Did u read what she said about someone else's son who went back to Pakistan. He became a drug addict and womanizer. I think it's logical for OP to assume tht her son is not mature enough and doesn't want him to be influenced negatively by the wadera/zameendaar culture and also the immense wealth to go to his head. With grown kids they're intimidating her with 2nd wife, that too with the fact that she's the only one with sons. Imagine what they'd do if she as the outsider bahu had only daughters. They would've had a bahu imported from Pakistan a long time back.

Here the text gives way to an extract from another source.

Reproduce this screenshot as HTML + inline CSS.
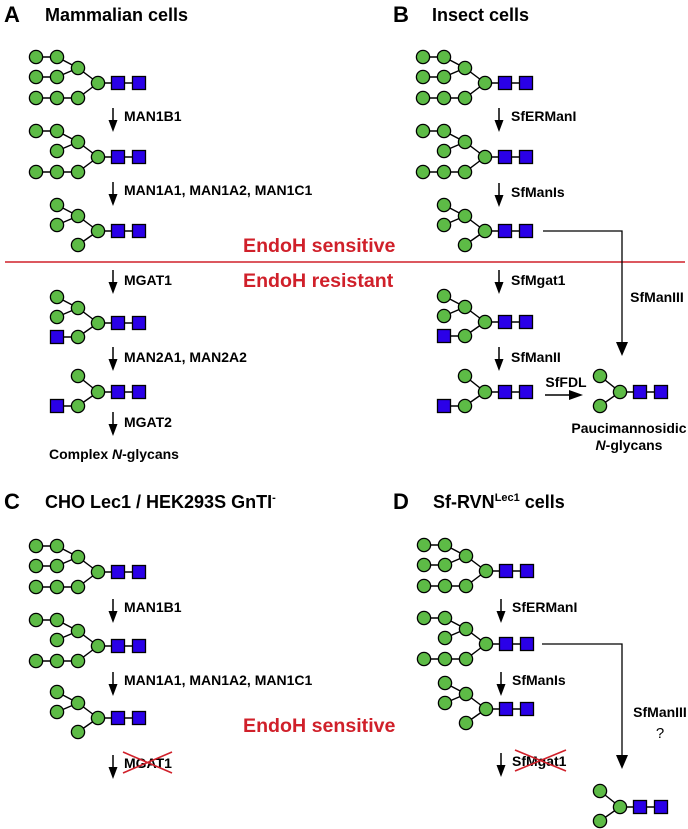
<!DOCTYPE html>
<html><head><meta charset="utf-8"><style>
html,body{margin:0;padding:0;background:#fff;}
svg{display:block;font-family:"Liberation Sans",Arial,sans-serif;}
.t{font-size:18px;font-weight:bold;}
.L{font-size:22px;font-weight:bold;}
.l{font-size:14px;font-weight:bold;}
.r{font-size:19.6px;font-weight:bold;fill:#d0202a;}
</style></head><body>
<svg width="688" height="829" viewBox="0 0 688 829" xmlns="http://www.w3.org/2000/svg">
<defs>
<g id="sq"><line x1="0" y1="0" x2="41" y2="0" stroke="#000" stroke-width="1.4"/>
<rect x="13.5" y="-6.5" width="13" height="13" fill="#2a00e8" stroke="#000" stroke-width="1.3"/>
<rect x="34.5" y="-6.5" width="13" height="13" fill="#2a00e8" stroke="#000" stroke-width="1.3"/></g>
<circle id="c" r="6.6" fill="#5dbb46" stroke="#000" stroke-width="1.3"/>
<g id="man9"><g stroke="#000" stroke-width="1.4" fill="none">
<polyline points="-62,-26 -41,-26 -20,-15 0,0"/><polyline points="-62,-6 -41,-6 -20,-15"/><polyline points="-62,15 -41,15 -20,15 0,0"/></g>
<use href="#sq"/>
<use href="#c" x="-62" y="-26"/><use href="#c" x="-41" y="-26"/><use href="#c" x="-20" y="-15"/>
<use href="#c" x="-62" y="-6"/><use href="#c" x="-41" y="-6"/>
<use href="#c" x="-62" y="15"/><use href="#c" x="-41" y="15"/><use href="#c" x="-20" y="15"/><use href="#c" x="0" y="0"/></g>
<g id="man8"><g stroke="#000" stroke-width="1.4" fill="none">
<polyline points="-62,-26 -41,-26 -20,-15 0,0"/><polyline points="-41,-6 -20,-15"/><polyline points="-62,15 -41,15 -20,15 0,0"/></g>
<use href="#sq"/>
<use href="#c" x="-62" y="-26"/><use href="#c" x="-41" y="-26"/><use href="#c" x="-20" y="-15"/>
<use href="#c" x="-41" y="-6"/>
<use href="#c" x="-62" y="15"/><use href="#c" x="-41" y="15"/><use href="#c" x="-20" y="15"/><use href="#c" x="0" y="0"/></g>
<g id="man5"><g stroke="#000" stroke-width="1.4" fill="none">
<polyline points="-41,-26 -20,-15 0,0"/><polyline points="-41,-6 -20,-15"/><polyline points="-20,14 0,0"/></g>
<use href="#sq"/>
<use href="#c" x="-41" y="-26"/><use href="#c" x="-20" y="-15"/><use href="#c" x="-41" y="-6"/>
<use href="#c" x="-20" y="14"/><use href="#c" x="0" y="0"/></g>
<g id="gn5"><g stroke="#000" stroke-width="1.4" fill="none">
<polyline points="-41,-26 -20,-15 0,0"/><polyline points="-41,-6 -20,-15"/><polyline points="-41,14 -20,14 0,0"/></g>
<use href="#sq"/>
<rect x="-47.5" y="7.5" width="13" height="13" fill="#2a00e8" stroke="#000" stroke-width="1.3"/>
<use href="#c" x="-41" y="-26"/><use href="#c" x="-20" y="-15"/><use href="#c" x="-41" y="-6"/>
<use href="#c" x="-20" y="14"/><use href="#c" x="0" y="0"/></g>
<g id="gn3"><g stroke="#000" stroke-width="1.4" fill="none">
<polyline points="-20,-16 0,0"/><polyline points="-41,14 -20,14 0,0"/></g>
<use href="#sq"/>
<rect x="-47.5" y="7.5" width="13" height="13" fill="#2a00e8" stroke="#000" stroke-width="1.3"/>
<use href="#c" x="-20" y="-16"/><use href="#c" x="-20" y="14"/><use href="#c" x="0" y="0"/></g>
<g id="pauci"><g stroke="#000" stroke-width="1.4" fill="none">
<polyline points="-20,-16 0,0 -20,14"/></g>
<use href="#sq"/>
<use href="#c" x="-20" y="-16"/><use href="#c" x="-20" y="14"/><use href="#c" x="0" y="0"/></g>
<g id="ar"><line x1="0" y1="0" x2="0" y2="16" stroke="#000" stroke-width="1.5"/><polygon points="-4.5,12 4.5,12 0,24" fill="#000"/></g>
</defs>

<text class="L" x="4" y="22">A</text><text class="t" x="45" y="21">Mammalian cells</text>
<text class="L" x="393" y="22">B</text><text class="t" x="432" y="21">Insect cells</text>
<text class="L" x="4" y="509">C</text><text class="t" x="45" y="508">CHO Lec1 / HEK293S GnTI<tspan font-size="11" dy="-7">-</tspan></text>
<text class="L" x="393" y="509">D</text><text class="t" x="433" y="508">Sf-RVN<tspan font-size="11" dy="-7">Lec1</tspan><tspan dy="7"> cells</tspan></text>

<line x1="5" y1="262" x2="685" y2="262" stroke="#d0202a" stroke-width="1.6"/>
<text class="r" x="243" y="252">EndoH sensitive</text>
<text class="r" x="243" y="287">EndoH resistant</text>
<text class="r" x="243" y="732">EndoH sensitive</text>

<use href="#man9" x="98" y="83"/>
<use href="#man8" x="98" y="157"/>
<use href="#man5" x="98" y="231"/>
<use href="#gn5" x="98" y="323"/>
<use href="#gn3" x="98" y="392"/>
<use href="#ar" x="113" y="108"/><text class="l" x="124" y="121">MAN1B1</text>
<use href="#ar" x="113" y="182"/><text class="l" x="124" y="195">MAN1A1, MAN1A2, MAN1C1</text>
<use href="#ar" x="113" y="270"/><text class="l" x="124" y="285">MGAT1</text>
<use href="#ar" x="113" y="347"/><text class="l" x="124" y="362">MAN2A1, MAN2A2</text>
<use href="#ar" x="113" y="412"/><text class="l" x="124" y="427">MGAT2</text>
<text class="l" x="49" y="459">Complex <tspan font-style="italic">N</tspan>-glycans</text>

<use href="#man9" x="485" y="83"/>
<use href="#man8" x="485" y="157"/>
<use href="#man5" x="485" y="231"/>
<use href="#gn5" x="485" y="322"/>
<use href="#gn3" x="485" y="392"/>
<use href="#pauci" x="620" y="392"/>
<use href="#ar" x="499" y="108"/><text class="l" x="511" y="121">SfERManI</text>
<use href="#ar" x="499" y="183"/><text class="l" x="511" y="197">SfManIs</text>
<use href="#ar" x="499" y="270"/><text class="l" x="511" y="285">SfMgat1</text>
<use href="#ar" x="499" y="347"/><text class="l" x="511" y="362">SfManII</text>
<polyline points="543,231 622,231 622,345" fill="none" stroke="#000" stroke-width="1.3"/>
<polygon points="616,342 628,342 622,356" fill="#000"/>
<text class="l" x="657" y="302" text-anchor="middle">SfManIII</text>
<line x1="545" y1="395" x2="572" y2="395" stroke="#000" stroke-width="1.4"/>
<polygon points="569,390 569,400 583,395" fill="#000"/>
<text class="l" x="566" y="387" text-anchor="middle">SfFDL</text>
<text class="l" x="629" y="433" text-anchor="middle">Paucimannosidic</text>
<text class="l" x="629" y="450" text-anchor="middle"><tspan font-style="italic">N</tspan>-glycans</text>

<use href="#man9" x="98" y="572"/>
<use href="#man8" x="98" y="646"/>
<use href="#man5" x="98" y="718"/>
<use href="#ar" x="113" y="599"/><text class="l" x="124" y="612">MAN1B1</text>
<use href="#ar" x="113" y="672"/><text class="l" x="124" y="685">MAN1A1, MAN1A2, MAN1C1</text>
<use href="#ar" x="113" y="755"/><text class="l" x="124" y="768">MGAT1</text>
<g stroke="#d0202a" stroke-width="1.6"><line x1="123" y1="752" x2="172" y2="773"/><line x1="123" y1="773" x2="172" y2="752"/></g>

<use href="#man9" x="486" y="571"/>
<use href="#man8" x="486" y="644"/>
<use href="#man5" x="486" y="709"/>
<use href="#pauci" x="620" y="807"/>
<use href="#ar" x="501" y="599"/><text class="l" x="512" y="612">SfERManI</text>
<use href="#ar" x="501" y="672"/><text class="l" x="512" y="685">SfManIs</text>
<use href="#ar" x="501" y="753"/><text class="l" x="512" y="766">SfMgat1</text>
<g stroke="#d0202a" stroke-width="1.6"><line x1="515" y1="750" x2="566" y2="771"/><line x1="515" y1="771" x2="566" y2="750"/></g>
<polyline points="542,644 622,644 622,758" fill="none" stroke="#000" stroke-width="1.3"/>
<polygon points="616,755 628,755 622,769" fill="#000"/>
<text class="l" x="660" y="717" text-anchor="middle">SfManIII</text>
<text x="660" y="738" text-anchor="middle" font-size="15">?</text>
</svg>
</body></html>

Anyway, op I can't think of anything other than keep ur husband on the same page as u, don't let him get influenced by his parents. And also keep having talks with ur son about the negatives of that culture. I think OP would have no problem with them visiting Pakistan if they didn't have the wierd wadera culture and immense wealth thing going on. If they had normal upper middle class relatives in pak maybe she wouldn't be too worried about sending her son. Btw if they do somehow force him to go for "a month" make sure u or ur husband go with him.

On a side note, I never understood the point of marrying someone to the Quran. Ok the point is so that she doesn't get her land inheritance, she just gets room and board and expenses whatever. But if the waderas/zameendaar r so ok with indulging in criminal activities, indebting families into enslavement, abusing women, mistreating farmers and making them slog, killing ppl over property disputes, killing ppl over ghaerat then who's forcing them to distribute the inheritance?? I mean if they can kill someone so that they won't inherit part of the wealth then why not just let them go run off marry whoever they want and live their life. I mean isn't it better to withhold someone's inheritance rather than refuse them the joy of a happily married life? Or even just the companionship u get from being married. This has just always irked me everytime I've read an article, watched a dram or a movie with this subject matter. I mean if ur going to be evil then atleast choose the lesser one and that too for ur sibling. It's usually the brothers who do this to their sisters right, or basically the male relatives. I really wonder how much money these ppl have that they go to such lengths for it. I mean if it's some exorbitant amount it can't be that bad divided by 4. Like they won't go bankrupt or something. The can probably still afford their havelis and pajeros and multiple wives and foreign vacations. But whatever! I just had to say all this.